Families of hostages taken by Hamas on October 7 said a push for a ceasefire without their release could be dangerous.

“For all those asking for an immediate ceasefire without the release of the hostages, ‘Where is your moral compass?'” Orna Neutra, mother of Omer Neutra, said Friday at a news conference with other hostage families in New York City. “A ceasefire with no deal, or even a partial deal, could be a death sentence for our son and other hostages.”

The White House declined to spell out how U.S. policy would change if Israel does not meet Biden’s demands.

Israel has received more U.S. foreign aid than any other country since World War Two, although annual assistance has been dwarfed by funding and military equipment sent to Ukraine since Russia’s February 2022 invasion.

The United States has traditionally shielded Israel in the U.N. Security Council, and vetoed three draft resolutions on the war in Gaza. It has also abstained three times to allow the 15-member council to take action – most recently last month when it demanded an immediate ceasefire.

Israel took action right after Biden put his foot down, others noted, suggesting it should have happened sooner. “Within hours of Biden threatening to suspend U.S. military aid to Israel, Netanyahu agrees to open a major crossing for humanitarian aid into northern Gaza, where starvation is widespread. Biden always had that leverage but wouldn’t use it,” said Kenneth Roth, former executive director at Human Rights Watch and now a professor at Princeton University’s School for Public and International Affairs.

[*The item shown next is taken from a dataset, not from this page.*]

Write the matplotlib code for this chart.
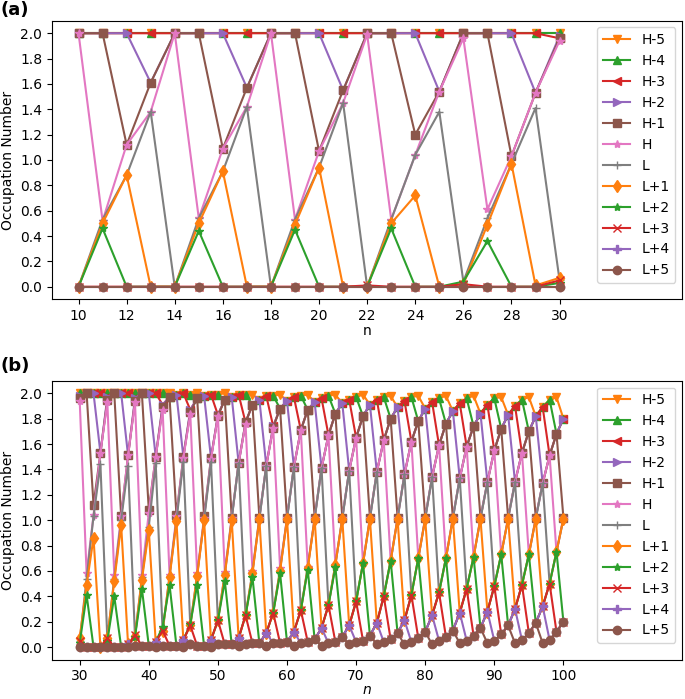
import matplotlib
matplotlib.use("Agg")
import matplotlib.pyplot as plt
import numpy as np

# ---- panel (a): n = 10..30 ----
n_a = np.arange(10, 31)
a_hm5 = [2.0] * 21
a_hm4 = [2.0] * 21
a_hm3 = [2.0] * 20 + [1.96]
a_hm2 = [2.0, 2.0, 2.0, 1.61, 2.0, 2.0, 2.0, 1.57, 2.0, 2.0, 2.0, 1.55, 2.0, 2.0,
         2.0, 1.54, 2.0, 2.0, 2.0, 1.53, 1.98]
a_hm1 = [2.0, 2.0, 1.12, 1.61, 2.0, 2.0, 1.09, 1.57, 2.0, 2.0, 1.07, 1.55, 2.0, 2.0,
         1.20, 1.54, 2.0, 2.0, 1.03, 1.53, 1.96]
a_h = [2.0, 0.52, 1.12, 1.38, 2.0, 0.54, 1.09, 1.42, 2.0, 0.53, 1.07, 1.45, 1.99, 0.53,
       1.04, 1.54, 1.96, 0.61, 1.03, 1.53, 1.94]
a_l = [0.0, 0.53, 0.88, 1.38, 0.0, 0.54, 0.91, 1.42, 0.0, 0.53, 0.94, 1.45, 0.0, 0.53,
       1.04, 1.38, 0.04, 0.54, 0.97, 1.41, 0.05]
a_lp1 = [0.0, 0.50, 0.88, 0.0, 0.0, 0.50, 0.91, 0.0, 0.0, 0.49, 0.94, 0.0, 0.0, 0.50,
         0.72, 0.0, 0.02, 0.49, 0.97, 0.01, 0.07]
a_lp2 = [0.0, 0.46, 0.0, 0.0, 0.0, 0.44, 0.0, 0.0, 0.0, 0.45, 0.0, 0.0, 0.0, 0.46,
         0.0, 0.0, 0.04, 0.36, 0.0, 0.0, 0.03]
a_lp3 = [0.0] * 12 + [0.01, 0.0, 0.0, 0.0, 0.02, 0.0, 0.0, 0.0, 0.05]
a_lp4 = [0.0] * 21
a_lp5 = [0.0] * 21

# ---- panel (b): n = 30..100 ----
n_b = np.arange(30, 101)
b_hm5 = [2.00, 2.00, 2.00, 2.00, 2.00, 2.00, 2.00, 2.00, 2.00, 2.00, 2.00, 2.00,
         2.00, 2.00, 1.99, 2.00, 1.99, 2.00, 1.98, 1.99, 1.99, 2.00, 1.97, 1.99,
         1.99, 1.99, 1.95, 1.98, 1.98, 1.99, 1.94, 1.97, 1.98, 1.99, 1.93, 1.96,
         1.98, 1.99, 1.92, 1.95, 1.97, 1.99, 1.91, 1.95, 1.97, 1.98, 1.89, 1.94,
         1.97, 1.98, 1.88, 1.93, 1.96, 1.98, 1.86, 1.92, 1.96, 1.98, 1.84, 1.91,
         1.96, 1.97, 1.83, 1.90, 1.95, 1.97, 1.82, 1.89, 1.95, 1.97, 1.80]
b_hm4 = [2.00, 2.00, 2.00, 2.00, 2.00, 2.00, 2.00, 2.00, 2.00, 2.00, 2.00, 2.00,
         2.00, 1.97, 1.99, 2.00, 1.99, 1.96, 1.98, 1.99, 1.99, 1.95, 1.97, 1.99,
         1.99, 1.91, 1.95, 1.98, 1.98, 1.88, 1.94, 1.97, 1.98, 1.87, 1.93, 1.96,
         1.98, 1.84, 1.92, 1.95, 1.97, 1.82, 1.91, 1.95, 1.97, 1.80, 1.89, 1.94,
         1.97, 1.78, 1.88, 1.93, 1.96, 1.76, 1.86, 1.92, 1.96, 1.74, 1.84, 1.91,
         1.96, 1.72, 1.83, 1.90, 1.95, 1.70, 1.82, 1.89, 1.95, 1.68, 1.80]
b_hm3 = [1.96, 2.00, 2.00, 2.00, 1.97, 2.00, 2.00, 2.00, 1.96, 2.00, 2.00, 2.00,
         1.91, 1.97, 1.99, 2.00, 1.87, 1.96, 1.98, 1.99, 1.83, 1.95, 1.97, 1.99,
         1.77, 1.91, 1.95, 1.98, 1.74, 1.88, 1.94, 1.97, 1.71, 1.87, 1.93, 1.96,
         1.67, 1.84, 1.92, 1.95, 1.65, 1.82, 1.91, 1.95, 1.63, 1.80, 1.89, 1.94,
         1.62, 1.78, 1.88, 1.93, 1.59, 1.76, 1.86, 1.92, 1.58, 1.74, 1.84, 1.91,
         1.55, 1.72, 1.83, 1.90, 1.53, 1.70, 1.82, 1.89, 1.51, 1.68, 1.80]
b_hm2 = [1.98, 2.00, 2.00, 1.53, 1.97, 2.00, 2.00, 1.51, 1.96, 2.00, 2.00, 1.50,
         1.91, 1.97, 1.99, 1.50, 1.87, 1.96, 1.98, 1.49, 1.83, 1.95, 1.97, 1.45,
         1.77, 1.91, 1.95, 1.43, 1.74, 1.88, 1.94, 1.42, 1.71, 1.87, 1.93, 1.41,
         1.67, 1.84, 1.92, 1.39, 1.65, 1.82, 1.91, 1.38, 1.63, 1.80, 1.89, 1.36,
         1.62, 1.78, 1.88, 1.34, 1.59, 1.76, 1.86, 1.33, 1.58, 1.74, 1.84, 1.30,
         1.55, 1.72, 1.83, 1.30, 1.53, 1.70, 1.82, 1.29, 1.51, 1.68, 1.80]
b_hm1 = [1.96, 2.00, 1.12, 1.53, 1.95, 2.00, 1.03, 1.51, 1.94, 2.00, 1.08, 1.50,
         1.89, 1.97, 1.04, 1.50, 1.85, 1.96, 1.03, 1.49, 1.82, 1.95, 1.02, 1.45,
         1.77, 1.91, 1.02, 1.43, 1.73, 1.88, 1.02, 1.42, 1.71, 1.87, 1.02, 1.41,
         1.67, 1.84, 1.02, 1.39, 1.65, 1.82, 1.02, 1.38, 1.63, 1.80, 1.02, 1.36,
         1.62, 1.78, 1.02, 1.34, 1.59, 1.76, 1.02, 1.33, 1.58, 1.74, 1.02, 1.30,
         1.55, 1.72, 1.02, 1.30, 1.53, 1.70, 1.02, 1.29, 1.51, 1.68, 1.02]
b_h = [1.94, 0.58, 1.04, 1.53, 1.93, 0.57, 1.03, 1.51, 1.93, 0.57, 1.06, 1.50,
       1.87, 0.57, 1.03, 1.49, 1.84, 0.58, 1.02, 1.48, 1.82, 0.59, 1.02, 1.45,
       1.76, 0.60, 1.02, 1.43, 1.73, 0.62, 1.02, 1.42, 1.71, 0.63, 1.02, 1.41,
       1.67, 0.65, 1.02, 1.39, 1.65, 0.66, 1.02, 1.38, 1.63, 0.68, 1.02, 1.36,
       1.62, 0.70, 1.02, 1.34, 1.59, 0.70, 1.02, 1.33, 1.58, 0.71, 1.02, 1.30,
       1.55, 0.73, 1.02, 1.30, 1.53, 0.73, 1.02, 1.29, 1.51, 0.75, 1.02]
b_l = [0.05, 0.54, 1.03, 1.44, 0.06, 0.54, 1.00, 1.43, 0.08, 0.55, 0.95, 1.45,
       0.12, 0.56, 1.00, 1.46, 0.17, 0.57, 1.00, 1.46, 0.21, 0.58, 1.01, 1.45,
       0.25, 0.59, 1.01, 1.43, 0.27, 0.61, 1.01, 1.42, 0.29, 0.63, 1.01, 1.41,
       0.33, 0.65, 1.01, 1.39, 0.36, 0.66, 1.01, 1.38, 0.40, 0.68, 1.01, 1.36,
       0.41, 0.70, 1.01, 1.34, 0.43, 0.70, 1.01, 1.33, 0.46, 0.71, 1.01, 1.30,
       0.48, 0.73, 1.01, 1.30, 0.49, 0.73, 1.01, 1.29, 0.50, 0.75, 1.01]
b_lp1 = [0.07, 0.49, 0.86, 0.00, 0.07, 0.52, 0.96, 0.02, 0.09, 0.53, 0.92, 0.04,
         0.13, 0.55, 0.99, 0.055, 0.17, 0.56, 1.00, 0.055, 0.21, 0.57, 1.00, 0.07,
         0.25, 0.58, 1.01, 0.11, 0.27, 0.60, 1.01, 0.12, 0.29, 0.62, 1.01, 0.15,
         0.33, 0.65, 1.01, 0.17, 0.36, 0.66, 1.01, 0.19, 0.40, 0.68, 1.01, 0.21,
         0.41, 0.70, 1.01, 0.25, 0.43, 0.70, 1.01, 0.27, 0.46, 0.71, 1.01, 0.28,
         0.48, 0.73, 1.01, 0.30, 0.49, 0.73, 1.01, 0.32, 0.50, 0.75, 1.01]
b_lp2 = [0.03, 0.41, 0.00, 0.00, 0.05, 0.40, 0.00, 0.02, 0.08, 0.46, 0.01, 0.04,
         0.16, 0.49, 0.01, 0.055, 0.18, 0.49, 0.01, 0.055, 0.21, 0.52, 0.02, 0.07,
         0.25, 0.55, 0.03, 0.11, 0.27, 0.58, 0.04, 0.12, 0.29, 0.61, 0.06, 0.15,
         0.33, 0.63, 0.08, 0.17, 0.36, 0.66, 0.09, 0.19, 0.40, 0.68, 0.11, 0.21,
         0.41, 0.70, 0.12, 0.25, 0.43, 0.70, 0.13, 0.27, 0.46, 0.71, 0.15, 0.28,
         0.48, 0.73, 0.17, 0.30, 0.49, 0.73, 0.19, 0.32, 0.50, 0.75, 0.20]
b_lp3 = [0.05, 0.00, 0.00, 0.00, 0.07, 0.00, 0.00, 0.02, 0.095, 0.01, 0.01, 0.04,
         0.13, 0.01, 0.01, 0.055, 0.17, 0.01, 0.01, 0.055, 0.21, 0.02, 0.02, 0.07,
         0.25, 0.03, 0.03, 0.11, 0.27, 0.03, 0.04, 0.12, 0.29, 0.04, 0.06, 0.15,
         0.33, 0.04, 0.08, 0.17, 0.36, 0.05, 0.09, 0.19, 0.40, 0.06, 0.11, 0.21,
         0.41, 0.07, 0.12, 0.25, 0.43, 0.08, 0.13, 0.27, 0.46, 0.09, 0.15, 0.28,
         0.48, 0.10, 0.17, 0.30, 0.49, 0.11, 0.19, 0.32, 0.50, 0.12, 0.20]
b_lp4 = [0.00, 0.00, 0.00, 0.00, 0.00, 0.00, 0.00, 0.02, 0.01, 0.01, 0.01, 0.04,
         0.01, 0.01, 0.01, 0.055, 0.02, 0.01, 0.01, 0.055, 0.02, 0.02, 0.02, 0.07,
         0.02, 0.03, 0.03, 0.11, 0.03, 0.03, 0.04, 0.12, 0.03, 0.04, 0.06, 0.15,
         0.03, 0.04, 0.08, 0.17, 0.04, 0.05, 0.09, 0.19, 0.04, 0.06, 0.11, 0.21,
         0.04, 0.07, 0.12, 0.25, 0.05, 0.08, 0.13, 0.27, 0.05, 0.09, 0.15, 0.28,
         0.05, 0.10, 0.17, 0.30, 0.055, 0.11, 0.19, 0.32, 0.055, 0.12, 0.20]
b_lp5 = [0.00, 0.00, 0.00, 0.00, 0.00, 0.00, 0.00, 0.00, 0.01, 0.01, 0.01, 0.00,
         0.01, 0.01, 0.01, 0.00, 0.02, 0.01, 0.01, 0.00, 0.02, 0.02, 0.02, 0.01,
         0.02, 0.03, 0.03, 0.01, 0.03, 0.03, 0.04, 0.01, 0.03, 0.04, 0.06, 0.01,
         0.03, 0.04, 0.08, 0.02, 0.04, 0.05, 0.09, 0.02, 0.04, 0.06, 0.11, 0.02,
         0.04, 0.07, 0.12, 0.02, 0.05, 0.08, 0.13, 0.03, 0.05, 0.09, 0.15, 0.03,
         0.05, 0.10, 0.17, 0.03, 0.055, 0.11, 0.19, 0.03, 0.055, 0.12, 0.20]

labels = ["H-5", "H-4", "H-3", "H-2", "H-1", "H", "L",
          "L+1", "L+2", "L+3", "L+4", "L+5"]
markers = ["v", "^", "<", ">", "s", "*", "+", "d", "*", "x", "P", "o"]
colors = ["C1", "C2", "C3", "C4", "C5", "C6", "C7",
          "C1", "C2", "C3", "C4", "C5"]

series_a = [a_hm5, a_hm4, a_hm3, a_hm2, a_hm1, a_h, a_l,
            a_lp1, a_lp2, a_lp3, a_lp4, a_lp5]
series_b = [b_hm5, b_hm4, b_hm3, b_hm2, b_hm1, b_h, b_l,
            b_lp1, b_lp2, b_lp3, b_lp4, b_lp5]

fig = plt.figure(figsize=(6.85, 6.99), dpi=100)
ax_a = fig.add_axes([0.076, 0.5717, 0.920, 0.3989])
ax_b = fig.add_axes([0.076, 0.0562, 0.920, 0.3993])


def draw(ax, x, series):
    for vals, lab, mk, col in zip(series, labels, markers, colors):
        ax.plot(x, vals, marker=mk, color=col, label=lab)
    ax.set_ylabel("Occupation Number")
    ax.set_yticks(np.arange(0, 2.01, 0.2))
    ax.legend(loc="upper right")


draw(ax_a, n_a, series_a)
ax_a.set_xlim(8.9, 35.1)
ax_a.set_xticks(np.arange(10, 31, 2))
ax_a.set_xlabel("n", labelpad=1)
ax_a.set_ylim(-0.1, 2.1)

draw(ax_b, n_b, series_b)
ax_b.set_xlim(26.0, 117.2)
ax_b.set_xticks(np.arange(30, 101, 10))
ax_b.set_xlabel("$n$", labelpad=0)
ax_b.set_ylim(-0.1, 2.1)

fig.text(0.0, 0.998, "(a)", fontsize=13, fontweight="bold", va="top")
fig.text(0.0, 0.489, "(b)", fontsize=13, fontweight="bold", va="top")

fig.savefig("out.png", dpi=100)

Asked by Reuters on Thursday why Biden had shifted his position, White House spokesperson John Kirby said the president had been shaken by the Israeli attack that killed seven World Central Kitchen aid workers.

“I guess that some deaths count a whole lot more than others,” said Patrick Gaspard, president of the progressive-leaning Center for American Progress think tank, comparing Biden’s reaction to the deaths of the seven aid workers to the thousands already killed in the Gaza war.